Work required: Which lines include the word "diagram"? Copy each of them.

►

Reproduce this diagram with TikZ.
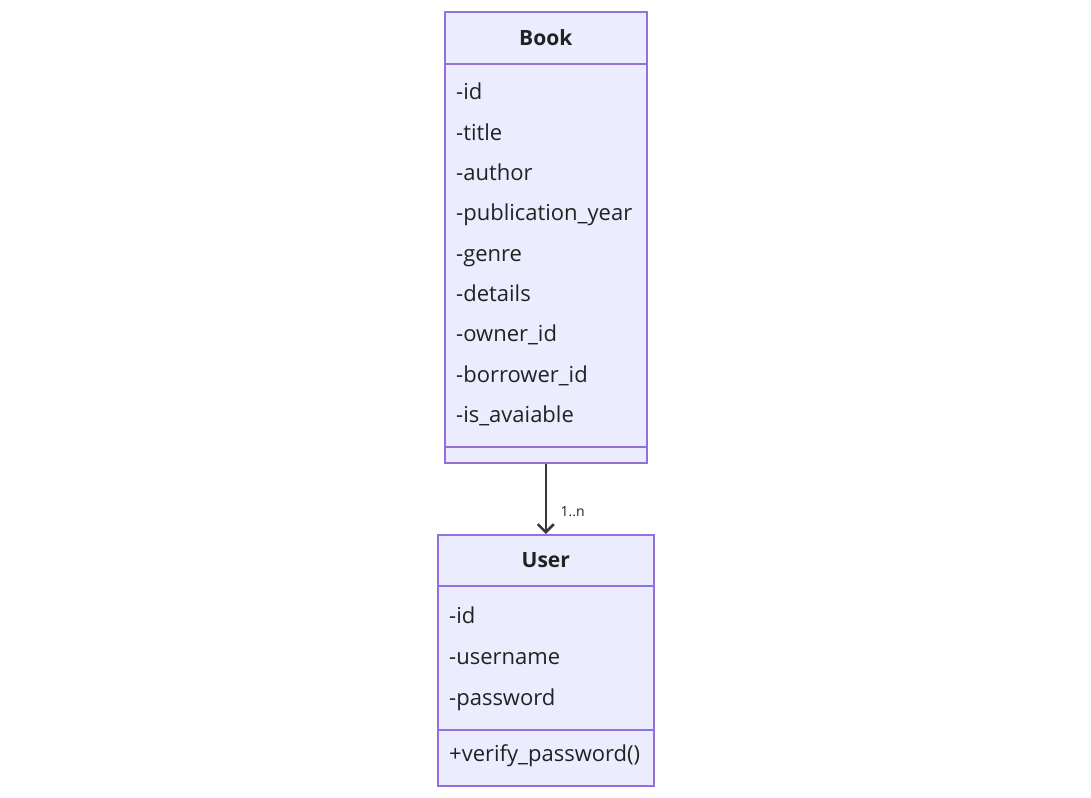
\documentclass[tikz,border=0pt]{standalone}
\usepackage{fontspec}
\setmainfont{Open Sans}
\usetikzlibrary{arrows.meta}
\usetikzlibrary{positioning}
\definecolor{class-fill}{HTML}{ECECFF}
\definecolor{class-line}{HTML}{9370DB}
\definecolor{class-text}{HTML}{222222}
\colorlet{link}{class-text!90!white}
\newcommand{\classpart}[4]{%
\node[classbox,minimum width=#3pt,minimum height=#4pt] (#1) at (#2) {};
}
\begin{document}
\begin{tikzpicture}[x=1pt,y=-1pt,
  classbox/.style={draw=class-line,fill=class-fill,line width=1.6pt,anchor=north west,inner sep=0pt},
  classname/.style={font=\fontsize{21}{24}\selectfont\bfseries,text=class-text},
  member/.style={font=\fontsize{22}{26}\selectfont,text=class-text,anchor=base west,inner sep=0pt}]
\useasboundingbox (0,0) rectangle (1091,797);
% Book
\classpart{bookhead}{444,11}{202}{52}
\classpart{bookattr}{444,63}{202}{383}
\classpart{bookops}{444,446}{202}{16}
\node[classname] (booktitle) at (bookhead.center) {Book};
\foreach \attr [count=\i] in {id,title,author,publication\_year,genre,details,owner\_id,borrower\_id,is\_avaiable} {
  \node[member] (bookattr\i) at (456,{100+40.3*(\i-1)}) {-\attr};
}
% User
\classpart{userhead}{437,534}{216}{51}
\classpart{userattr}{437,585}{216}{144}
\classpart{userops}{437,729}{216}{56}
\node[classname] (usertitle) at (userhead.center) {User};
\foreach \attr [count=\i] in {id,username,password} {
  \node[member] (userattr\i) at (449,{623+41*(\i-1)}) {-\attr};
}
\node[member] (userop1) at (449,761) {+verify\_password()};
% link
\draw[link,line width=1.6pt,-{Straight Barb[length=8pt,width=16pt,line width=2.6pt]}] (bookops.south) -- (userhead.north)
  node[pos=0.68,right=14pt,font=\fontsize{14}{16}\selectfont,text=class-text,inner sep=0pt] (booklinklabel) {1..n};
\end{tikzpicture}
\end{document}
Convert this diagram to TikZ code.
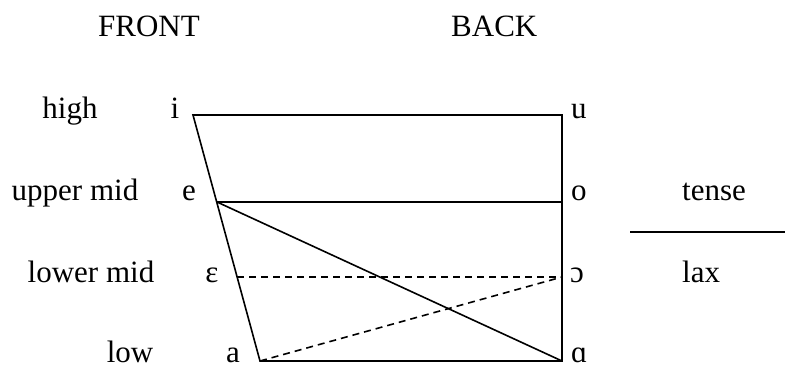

◄

Written answer:
Reproduce this diagram with TikZ.
Convert this diagram to TikZ code.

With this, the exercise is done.